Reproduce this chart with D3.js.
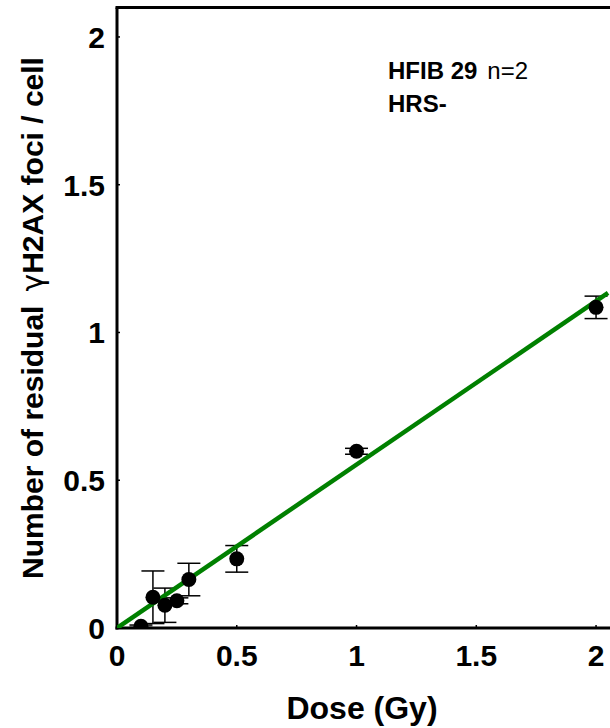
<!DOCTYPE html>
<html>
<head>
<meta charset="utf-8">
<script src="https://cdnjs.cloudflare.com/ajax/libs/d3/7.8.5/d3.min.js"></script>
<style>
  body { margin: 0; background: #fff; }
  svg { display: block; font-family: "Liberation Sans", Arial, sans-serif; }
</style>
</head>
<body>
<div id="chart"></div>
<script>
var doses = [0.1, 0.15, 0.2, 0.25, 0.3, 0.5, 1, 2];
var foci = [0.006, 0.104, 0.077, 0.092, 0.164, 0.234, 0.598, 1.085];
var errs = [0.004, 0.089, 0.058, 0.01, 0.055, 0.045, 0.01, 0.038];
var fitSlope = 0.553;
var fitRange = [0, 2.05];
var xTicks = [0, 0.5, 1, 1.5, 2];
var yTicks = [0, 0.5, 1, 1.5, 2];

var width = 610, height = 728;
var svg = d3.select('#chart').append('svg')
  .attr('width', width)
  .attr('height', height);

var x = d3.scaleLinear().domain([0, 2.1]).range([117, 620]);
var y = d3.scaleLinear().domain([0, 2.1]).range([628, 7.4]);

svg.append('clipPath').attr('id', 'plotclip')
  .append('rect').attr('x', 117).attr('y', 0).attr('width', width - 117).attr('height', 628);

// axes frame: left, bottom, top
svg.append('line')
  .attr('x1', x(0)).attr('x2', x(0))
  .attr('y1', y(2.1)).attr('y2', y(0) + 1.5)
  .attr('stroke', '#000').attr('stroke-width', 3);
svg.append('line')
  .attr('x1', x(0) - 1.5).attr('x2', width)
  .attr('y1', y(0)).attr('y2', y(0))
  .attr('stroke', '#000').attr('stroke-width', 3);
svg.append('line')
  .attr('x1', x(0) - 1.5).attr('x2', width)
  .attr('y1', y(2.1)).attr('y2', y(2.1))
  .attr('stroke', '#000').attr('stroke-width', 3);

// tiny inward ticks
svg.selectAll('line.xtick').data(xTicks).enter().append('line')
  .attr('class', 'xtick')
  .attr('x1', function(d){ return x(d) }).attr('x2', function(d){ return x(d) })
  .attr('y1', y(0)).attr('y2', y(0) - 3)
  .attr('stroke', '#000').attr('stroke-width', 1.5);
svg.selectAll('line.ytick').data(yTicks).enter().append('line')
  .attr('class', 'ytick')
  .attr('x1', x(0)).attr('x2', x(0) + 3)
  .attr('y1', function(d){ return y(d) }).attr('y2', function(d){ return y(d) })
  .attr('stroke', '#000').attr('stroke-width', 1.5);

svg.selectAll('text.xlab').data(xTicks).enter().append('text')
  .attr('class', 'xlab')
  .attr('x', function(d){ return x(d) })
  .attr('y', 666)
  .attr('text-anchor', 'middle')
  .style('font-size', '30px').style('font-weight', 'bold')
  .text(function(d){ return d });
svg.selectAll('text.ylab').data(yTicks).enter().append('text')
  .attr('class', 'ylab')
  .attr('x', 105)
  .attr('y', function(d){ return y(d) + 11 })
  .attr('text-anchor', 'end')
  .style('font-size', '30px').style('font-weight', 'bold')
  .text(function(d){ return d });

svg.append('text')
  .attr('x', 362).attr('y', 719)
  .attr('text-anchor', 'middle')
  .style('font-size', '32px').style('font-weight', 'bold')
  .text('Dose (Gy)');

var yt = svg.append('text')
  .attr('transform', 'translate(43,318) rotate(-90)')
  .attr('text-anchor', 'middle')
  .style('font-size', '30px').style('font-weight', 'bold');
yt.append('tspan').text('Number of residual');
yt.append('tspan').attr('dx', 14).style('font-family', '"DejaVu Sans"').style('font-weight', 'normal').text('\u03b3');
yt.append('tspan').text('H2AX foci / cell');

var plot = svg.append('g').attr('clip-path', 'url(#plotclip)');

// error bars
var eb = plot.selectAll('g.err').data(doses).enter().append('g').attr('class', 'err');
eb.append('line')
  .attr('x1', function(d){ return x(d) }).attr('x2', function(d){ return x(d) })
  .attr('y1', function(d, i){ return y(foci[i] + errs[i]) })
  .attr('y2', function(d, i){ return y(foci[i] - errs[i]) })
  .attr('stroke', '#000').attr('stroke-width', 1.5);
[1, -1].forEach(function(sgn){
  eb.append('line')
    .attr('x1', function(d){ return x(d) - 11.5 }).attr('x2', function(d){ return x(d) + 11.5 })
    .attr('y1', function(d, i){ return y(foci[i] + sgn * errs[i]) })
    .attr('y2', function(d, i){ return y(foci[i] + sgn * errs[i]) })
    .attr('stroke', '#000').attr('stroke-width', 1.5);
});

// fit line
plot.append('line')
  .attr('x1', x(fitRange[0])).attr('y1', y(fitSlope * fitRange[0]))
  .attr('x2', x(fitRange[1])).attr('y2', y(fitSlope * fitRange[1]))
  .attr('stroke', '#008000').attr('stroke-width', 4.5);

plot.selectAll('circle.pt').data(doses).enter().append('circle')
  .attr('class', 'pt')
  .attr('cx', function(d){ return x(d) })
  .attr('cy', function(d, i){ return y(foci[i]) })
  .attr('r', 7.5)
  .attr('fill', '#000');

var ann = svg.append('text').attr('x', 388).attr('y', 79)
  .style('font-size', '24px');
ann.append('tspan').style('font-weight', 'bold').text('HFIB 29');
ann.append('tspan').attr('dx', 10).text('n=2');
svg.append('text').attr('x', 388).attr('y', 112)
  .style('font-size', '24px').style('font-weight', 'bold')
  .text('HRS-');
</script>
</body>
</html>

**SET TASK:**
Repeat the lines above exactly, and keep every picture out.

**RESULT FOR THIS EXERCISE:**
Reproduce this chart with D3.js.
<!DOCTYPE html>
<html>
<head>
<meta charset="utf-8">
<script src="https://cdnjs.cloudflare.com/ajax/libs/d3/7.8.5/d3.min.js"></script>
<style>
  body { margin: 0; background: #fff; }
  svg { display: block; font-family: "Liberation Sans", Arial, sans-serif; }
</style>
</head>
<body>
<div id="chart"></div>
<script>
var doses = [0.1, 0.15, 0.2, 0.25, 0.3, 0.5, 1, 2];
var foci = [0.006, 0.104, 0.077, 0.092, 0.164, 0.234, 0.598, 1.085];
var errs = [0.004, 0.089, 0.058, 0.01, 0.055, 0.045, 0.01, 0.038];
var fitSlope = 0.553;
var fitRange = [0, 2.05];
var xTicks = [0, 0.5, 1, 1.5, 2];
var yTicks = [0, 0.5, 1, 1.5, 2];

var width = 610, height = 728;
var svg = d3.select('#chart').append('svg')
  .attr('width', width)
  .attr('height', height);

var x = d3.scaleLinear().domain([0, 2.1]).range([117, 620]);
var y = d3.scaleLinear().domain([0, 2.1]).range([628, 7.4]);

svg.append('clipPath').attr('id', 'plotclip')
  .append('rect').attr('x', 117).attr('y', 0).attr('width', width - 117).attr('height', 628);

// axes frame: left, bottom, top
svg.append('line')
  .attr('x1', x(0)).attr('x2', x(0))
  .attr('y1', y(2.1)).attr('y2', y(0) + 1.5)
  .attr('stroke', '#000').attr('stroke-width', 3);
svg.append('line')
  .attr('x1', x(0) - 1.5).attr('x2', width)
  .attr('y1', y(0)).attr('y2', y(0))
  .attr('stroke', '#000').attr('stroke-width', 3);
svg.append('line')
  .attr('x1', x(0) - 1.5).attr('x2', width)
  .attr('y1', y(2.1)).attr('y2', y(2.1))
  .attr('stroke', '#000').attr('stroke-width', 3);

// tiny inward ticks
svg.selectAll('line.xtick').data(xTicks).enter().append('line')
  .attr('class', 'xtick')
  .attr('x1', function(d){ return x(d) }).attr('x2', function(d){ return x(d) })
  .attr('y1', y(0)).attr('y2', y(0) - 3)
  .attr('stroke', '#000').attr('stroke-width', 1.5);
svg.selectAll('line.ytick').data(yTicks).enter().append('line')
  .attr('class', 'ytick')
  .attr('x1', x(0)).attr('x2', x(0) + 3)
  .attr('y1', function(d){ return y(d) }).attr('y2', function(d){ return y(d) })
  .attr('stroke', '#000').attr('stroke-width', 1.5);

svg.selectAll('text.xlab').data(xTicks).enter().append('text')
  .attr('class', 'xlab')
  .attr('x', function(d){ return x(d) })
  .attr('y', 666)
  .attr('text-anchor', 'middle')
  .style('font-size', '30px').style('font-weight', 'bold')
  .text(function(d){ return d });
svg.selectAll('text.ylab').data(yTicks).enter().append('text')
  .attr('class', 'ylab')
  .attr('x', 105)
  .attr('y', function(d){ return y(d) + 11 })
  .attr('text-anchor', 'end')
  .style('font-size', '30px').style('font-weight', 'bold')
  .text(function(d){ return d });

svg.append('text')
  .attr('x', 362).attr('y', 719)
  .attr('text-anchor', 'middle')
  .style('font-size', '32px').style('font-weight', 'bold')
  .text('Dose (Gy)');

var yt = svg.append('text')
  .attr('transform', 'translate(43,318) rotate(-90)')
  .attr('text-anchor', 'middle')
  .style('font-size', '30px').style('font-weight', 'bold');
yt.append('tspan').text('Number of residual');
yt.append('tspan').attr('dx', 14).style('font-family', '"DejaVu Sans"').style('font-weight', 'normal').text('\u03b3');
yt.append('tspan').text('H2AX foci / cell');

var plot = svg.append('g').attr('clip-path', 'url(#plotclip)');

// error bars
var eb = plot.selectAll('g.err').data(doses).enter().append('g').attr('class', 'err');
eb.append('line')
  .attr('x1', function(d){ return x(d) }).attr('x2', function(d){ return x(d) })
  .attr('y1', function(d, i){ return y(foci[i] + errs[i]) })
  .attr('y2', function(d, i){ return y(foci[i] - errs[i]) })
  .attr('stroke', '#000').attr('stroke-width', 1.5);
[1, -1].forEach(function(sgn){
  eb.append('line')
    .attr('x1', function(d){ return x(d) - 11.5 }).attr('x2', function(d){ return x(d) + 11.5 })
    .attr('y1', function(d, i){ return y(foci[i] + sgn * errs[i]) })
    .attr('y2', function(d, i){ return y(foci[i] + sgn * errs[i]) })
    .attr('stroke', '#000').attr('stroke-width', 1.5);
});

// fit line
plot.append('line')
  .attr('x1', x(fitRange[0])).attr('y1', y(fitSlope * fitRange[0]))
  .attr('x2', x(fitRange[1])).attr('y2', y(fitSlope * fitRange[1]))
  .attr('stroke', '#008000').attr('stroke-width', 4.5);

plot.selectAll('circle.pt').data(doses).enter().append('circle')
  .attr('class', 'pt')
  .attr('cx', function(d){ return x(d) })
  .attr('cy', function(d, i){ return y(foci[i]) })
  .attr('r', 7.5)
  .attr('fill', '#000');

var ann = svg.append('text').attr('x', 388).attr('y', 79)
  .style('font-size', '24px');
ann.append('tspan').style('font-weight', 'bold').text('HFIB 29');
ann.append('tspan').attr('dx', 10).text('n=2');
svg.append('text').attr('x', 388).attr('y', 112)
  .style('font-size', '24px').style('font-weight', 'bold')
  .text('HRS-');
</script>
</body>
</html>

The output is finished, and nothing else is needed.